Soto conoce unos cuántos como él, aunque nunca podrá saberlo con certeza. Sin techo ni sustento económico, el mendigo no figura en los apartados “Pobres”, “Pobres extremos” o “Pobreza por necesidades básicas insatisfechas” que estudia el Instituto Nacional de Estadística (INE). Los encargados de hacerle radiografías al país no contemplan en sus indicadores a estos individuos. Tampoco sabe qué es la Misión Negra Hipólita, el programa dedicado a rescatar a los medradores de la calle creado por el expresidente Hugo Chávez el 14 de enero de 2006. Él nunca ha sido abordado para tal rescate, ni forma parte de los 980 beneficiados que el presidente del programa social, Walter Gavidia, aseguró existían en el primer semestre de 2015; a pesar de que miembros del Consejo de Trabajadores de la Fundación denunciaron en junio que apenas serían 200 los incluidos, debido a un paulatino proceso de desmantelamiento del programa social que ha hecho desaparecer 14 centros de atención de los 38 desplegados en todo el país.

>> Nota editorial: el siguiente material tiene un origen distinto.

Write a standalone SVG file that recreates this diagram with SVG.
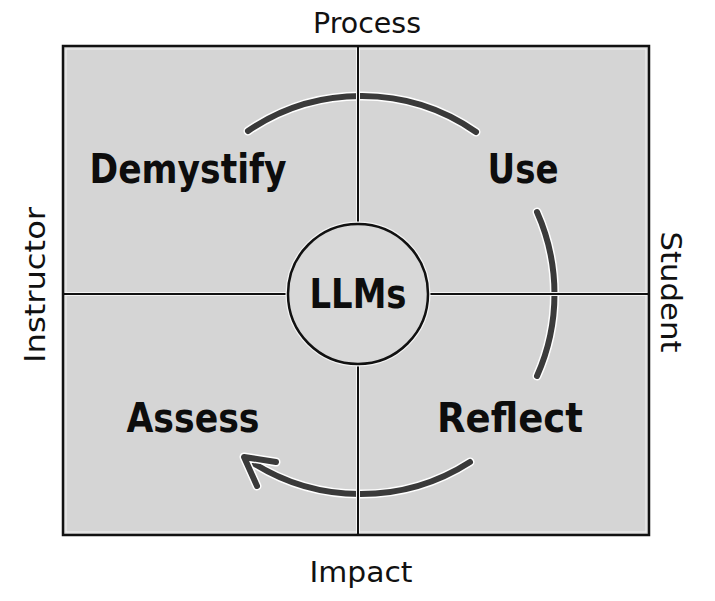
<svg xmlns="http://www.w3.org/2000/svg" width="715" height="601" viewBox="0 0 715 601">
<style>
.lbl{font-family:"DejaVu Sans","Liberation Sans",sans-serif;font-size:28px;fill:#111}
.big{font-family:"DejaVu Sans","Liberation Sans",sans-serif;font-size:40px;font-weight:bold;fill:#0d0d0d}
.halo{fill:none;stroke:#ffffff;stroke-width:9;stroke-linecap:round;stroke-linejoin:round}
.arc{fill:none;stroke:#3a3a3a;stroke-width:6;stroke-linecap:round;stroke-linejoin:round}
.ln{stroke:#111;stroke-width:2}
.lnh{stroke:#f4f4f4;stroke-width:4}
</style>
<rect width="715" height="601" fill="#ffffff"/>
<g id="frame">
<rect x="63" y="46" width="586" height="489" fill="#d5d5d5" stroke="#111" stroke-width="2.5"/>
<rect x="66" y="49" width="580" height="483" fill="none" stroke="#f2f2f2" stroke-width="1"/>
</g>
<g id="connectors">
<path class="halo" d="M248,131 A201,201 0 0 1 476,132"/>
<path class="arc" d="M248,131 A201,201 0 0 1 476,132"/>
<path class="halo" d="M537,212 A201,201 0 0 1 537,376"/>
<path class="arc" d="M537,212 A201,201 0 0 1 537,376"/>
<path class="halo" d="M470,462 A202,202 0 0 1 250,461"/>
<path class="arc" d="M470,462 A202,202 0 0 1 250,461"/>
<path class="halo" d="M276,462 L244,457 L257,486"/>
<path class="arc" d="M276,462 L244,457 L257,486"/>
</g>
<g id="dividers">
<line class="lnh" x1="358" y1="48" x2="358" y2="533"/>
<line class="lnh" x1="65" y1="294" x2="647" y2="294"/>
<line class="ln" x1="358" y1="46" x2="358" y2="535"/>
<line class="ln" x1="63" y1="294" x2="649" y2="294"/>
</g>
<g id="axis-labels">
<text class="lbl" x="367" y="33" text-anchor="middle" textLength="108" lengthAdjust="spacingAndGlyphs">Process</text>
<text class="lbl" x="361" y="582" text-anchor="middle" textLength="103" lengthAdjust="spacingAndGlyphs">Impact</text>
<text class="lbl" transform="translate(45,285) rotate(-90)" text-anchor="middle" textLength="156" lengthAdjust="spacingAndGlyphs">Instructor</text>
<text class="lbl" transform="translate(661,292) rotate(90)" text-anchor="middle" textLength="121" lengthAdjust="spacingAndGlyphs">Student</text>
</g>
<g id="llms">
<circle cx="358" cy="294" r="71.5" fill="none" stroke="#f4f4f4" stroke-width="2"/>
<circle cx="358" cy="294" r="70" fill="#d8d8d8" stroke="#111" stroke-width="2.5"/>
<text class="big" x="358" y="308" text-anchor="middle" textLength="97" lengthAdjust="spacingAndGlyphs">LLMs</text>
</g>
<g id="demystify"><text class="big" x="188" y="183" text-anchor="middle" textLength="197" lengthAdjust="spacingAndGlyphs">Demystify</text></g>
<g id="use"><text class="big" x="523" y="183" text-anchor="middle" textLength="71" lengthAdjust="spacingAndGlyphs">Use</text></g>
<g id="reflect"><text class="big" x="510" y="432" text-anchor="middle" textLength="146" lengthAdjust="spacingAndGlyphs">Reflect</text></g>
<g id="assess"><text class="big" x="193" y="432" text-anchor="middle" textLength="133" lengthAdjust="spacingAndGlyphs">Assess</text></g>
</svg>
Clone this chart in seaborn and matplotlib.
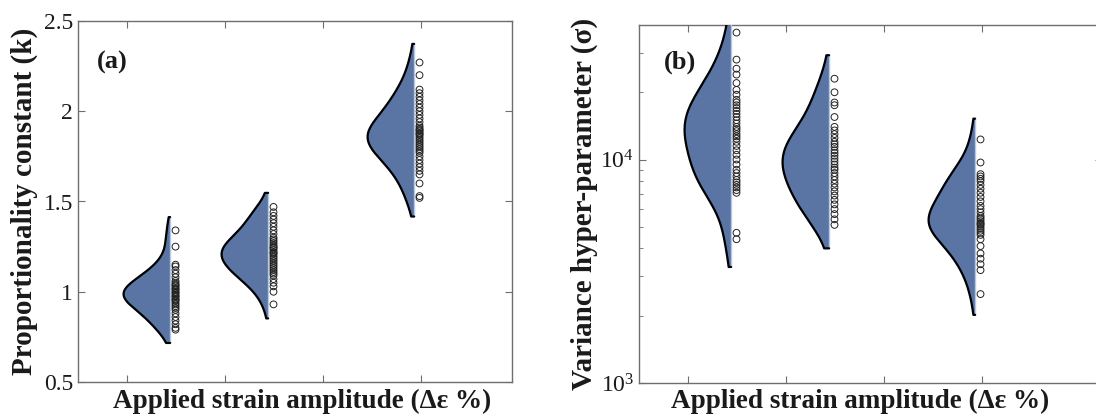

La Defensoría del Pueblo no apoya que se condene “el modo de ser” de quienes viven en las calles, pues la justificación legal en la que se basan las leyes venezolanas recae en la premisa de peligro que los envuelve: “Derivan en una responsabilidad penal por la condición del autor, en vista que no se sanciona un hecho, sino el peligro que aparentemente representan estos sujetos”.

Soto sigue recorriendo las calles de Santa Eduvigis sin representar amenaza alguna, mientras le devuelve los saludos a los transeúntes con una sonrisa parcialmente desdentada. La noche cae y él sigue allí, clavado en la avenida como un árbol más, aunque sin dar sombra a quienes pasan a su lado. No espera que el Gobierno o las leyes promulgadas lo amparen, pues nunca sintió que lo hicieran. Legal o ilegalmente, sigue en la calle por voluntad propia.